Substituons quelques vérités à cette théorie insensée de l'esprit humain, de la philosophie, et de l'histoire de la philosophie, identifiés avec quatre systèmes.

Il est bien sûr, en effet, que ces trois termes, esprit humain, philosophie, histoire de la philosophie, se correspondent, et sont virtuellement identiques entre eux. Mais il ne s'ensuit pas qu'ils soient identiques à quatre systèmes divergents, éversifs l'un de l'autre, et pourtant nécessaires d'une nécessité absolue. Conclure, comme fait M. Cousin, de ce qu'à certaines époques l'esprit humain produit quatre systèmes, que nécessairement l'esprit humain doit produire quatre systèmes; que la philosophie est cela, et ne peut être que cela; enfin que l'histoire de la philosophie ne peut pas non plus être autre chose, c'est une conclusion fort peu légitime. On peut répondre à M. Cousin: Si l'esprit humain produit des systèmes contraires, c'est qu'il n'est pas arrivé à la vérité; mais sa nature essentielle n'est pas de produire des systèmes ainsi opposés. Chacun de ces systèmes cherche la vérité, et espère y parvenir un jour. Donc la philosophie n'est pas seulement la constatation de ces systèmes. Donc l'histoire de la philosophie, j'entends l'histoire véritable de la philosophie, serait celle qui montrerait la tendance de tous ces systèmes à un but commun, et non pas celle qui les montrerait se fortifiant isolément et s'écartant de plus en plus les uns des

autres.

M. Cousin n'est pas même arrivé à la raison profonde de l'existence historique de ses quatre systèmes exclusifs. D'abord il n'y en a pas quatre, mais trois ; et ces trois systèmes répondent aux trois éléments inséparables de notre être, sensation - sentiment - connaissance, lorsqu'il arrive que ces éléments se développent chacun isolément. La sensation, considérée d'une façon exclusive, engendre le sensualisme; le sentiment, s'abandonnant à lui-même au lieu de s'appuyer sur la réalité présente et sur la raison, donne le mysticisme; enfin la connaissance, sans l'activité et le sentiment, produit le scepticisme. Le quatrième système de M. Cousin, ce qu'il

appelle l'idéalisme ( et par là il entend un spiritualisme exalté du moi à la manière de Fichte, pareil à celui par où lui-même avait passé à la suite de Fichte), n'est qu'un cas particulier du mysticisme.

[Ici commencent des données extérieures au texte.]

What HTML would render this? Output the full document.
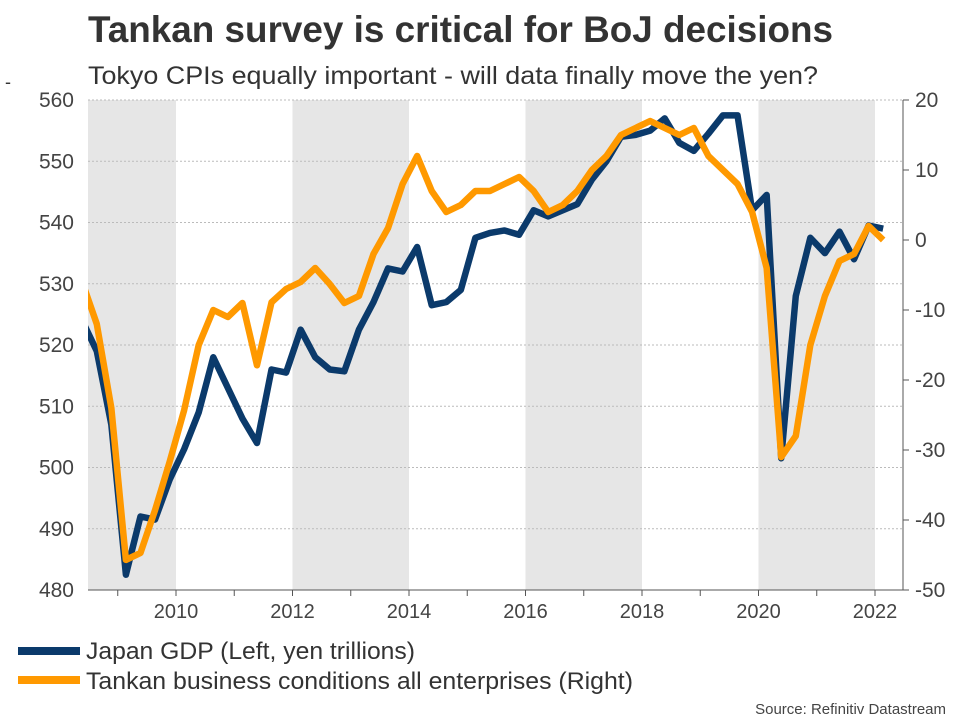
<!DOCTYPE html>
<html><head><meta charset="utf-8"><style>
body{margin:0;background:#fff;width:960px;height:720px;overflow:hidden;font-family:"Liberation Sans",Arial,sans-serif}
</style></head><body>
<svg width="960" height="720" xmlns="http://www.w3.org/2000/svg">
<text x="88" y="42" font-size="37" font-weight="bold" fill="#333" textLength="745" lengthAdjust="spacingAndGlyphs">Tankan survey is critical for BoJ decisions</text>
<text x="88" y="84" font-size="25" fill="#333" textLength="730" lengthAdjust="spacingAndGlyphs">Tokyo CPIs equally important - will data finally move the yen?</text>
<text x="5" y="88" font-size="18" fill="#333">-</text>
<g id="bands"></g><g id="grid"></g><g id="axes"></g>
<defs><clipPath id="pc"><rect x="88" y="95" width="815" height="500"/></clipPath></defs>
<g id="lines" clip-path="url(#pc)"></g>
<line x1="18" y1="651" x2="80" y2="651" stroke="#0b3a6b" stroke-width="8"/>
<text x="86" y="659" font-size="24" fill="#333" textLength="329" lengthAdjust="spacingAndGlyphs">Japan GDP (Left, yen trillions)</text>
<line x1="18" y1="680" x2="80" y2="680" stroke="#ff9900" stroke-width="8"/>
<text x="86" y="689" font-size="24" fill="#333" textLength="547" lengthAdjust="spacingAndGlyphs">Tankan business conditions all enterprises (Right)</text>
<text x="946" y="714" font-size="15" fill="#444" text-anchor="end">Source: Refinitiv Datastream</text>
</svg>
<script>
const leftTicks=[480,490,500,510,520,530,540,550,560];
const rightTicks=[-50,-40,-30,-20,-10,0,10,20];
const yearTicks=[2010,2012,2014,2016,2018,2020,2022];
const bandRanges=[[2008.4,2010],[2012,2014],[2016,2018],[2020,2022]];
const gdpStart=2008.39;
const gdp=[524,519,507,482.5,492,491.5,498,503,509,518,513,508,504,516,515.5,522.5,518,516,515.7,522.5,527,532.5,532,536,526.5,527,529,537.5,538.3,538.7,538,542,541,542,543,547,550,554,554.3,555,557,553,551.7,554.5,557.5,557.5,542,544.5,501.5,528,537.5,535,538.5,534,539.5,539];
const tankanStart=2008.39;
const tankan=[-6,-12,-24,-45.7,-44.7,-38.6,-31.7,-24.3,-15,-10,-11,-9,-17.9,-8.9,-7,-6,-4,-6.3,-9,-8,-2,1.7,8,12,7,4,5,7,7,8,9,7,4,5,7,10,12,15,16,17,16,15,16,12,10,8,4,-4,-31,-28,-15,-8,-3,-2,2,0];
const NS='http://www.w3.org/2000/svg';
const X=t=>176+(t-2010)*58.25;
const YL=v=>100+(560-v)*6.125;
const YR=v=>100+(20-v)*7;
function mk(tag,attrs,parent,txt){const e=document.createElementNS(NS,tag);for(const k in attrs)e.setAttribute(k,attrs[k]);if(txt!=null)e.textContent=txt;document.getElementById(parent).appendChild(e);return e;}
bandRanges.forEach(b=>{const x1=Math.max(88,X(b[0]));const e=mk('rect',{x:x1,y:100,width:X(b[1])-x1,height:490,fill:'#e6e6e6'},'bands');

});
leftTicks.forEach(v=>{const g=mk('line',{x1:88,x2:903,y1:YL(v),y2:YL(v),stroke:'#bbb','stroke-dasharray':'2,2','stroke-width':1},'grid');


const t=mk('text',{x:74,y:YL(v)+7,'font-size':21,fill:'#444','text-anchor':'end'},'axes',v);

});
mk('line',{x1:903,x2:903,y1:100,y2:590,stroke:'#555'},'axes');
rightTicks.forEach(v=>{mk('line',{x1:903,x2:909,y1:YR(v),y2:YR(v),stroke:'#555'},'axes');
const t=mk('text',{x:915,y:YR(v)+7,'font-size':21,fill:'#444'},'axes',v);

});
for(let y=2009;y<=2022;y++){mk('line',{x1:X(y),x2:X(y),y1:590,y2:596,stroke:'#555'},'axes');}
yearTicks.forEach(y=>{const t=mk('text',{x:X(y),y:618,'font-size':20,fill:'#444','text-anchor':'middle'},'axes',y);

});
mk('line',{x1:88,x2:903,y1:590,y2:590,stroke:'#555'},'axes');
const gp=mk('polyline',{points:gdp.map((v,i)=>X(gdpStart+i*0.25)+','+YL(v)).join(' '),fill:'none',stroke:'#0b3a6b','stroke-width':6.5,'stroke-linejoin':'round'},'lines');


const tp=mk('polyline',{points:tankan.map((v,i)=>X(tankanStart+i*0.25)+','+YR(v)).join(' '),fill:'none',stroke:'#ff9900','stroke-width':6.5,'stroke-linejoin':'round'},'lines');


</script>
</body></html>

Voilà précisément où gît l'identité de l'esprit humain et de la philosophie. L'esprit humain étant sensation-sentimentconnaissance, ces trois systèmes s'en déduisent, non comme nécessaires d'une nécessité absolue, mais comme des produits possibles de l'esprit humain.

N'est-il pas vrai que dans les crises de notre vie nous passons alternativement par la prédominance de la sensation, du sentiment, et de la connaissance? Hé bien, ce qui se passe dans l'homme se passe dans l'histoire; ce qui a lieu en notre esprit a lieu dans l'esprit humain.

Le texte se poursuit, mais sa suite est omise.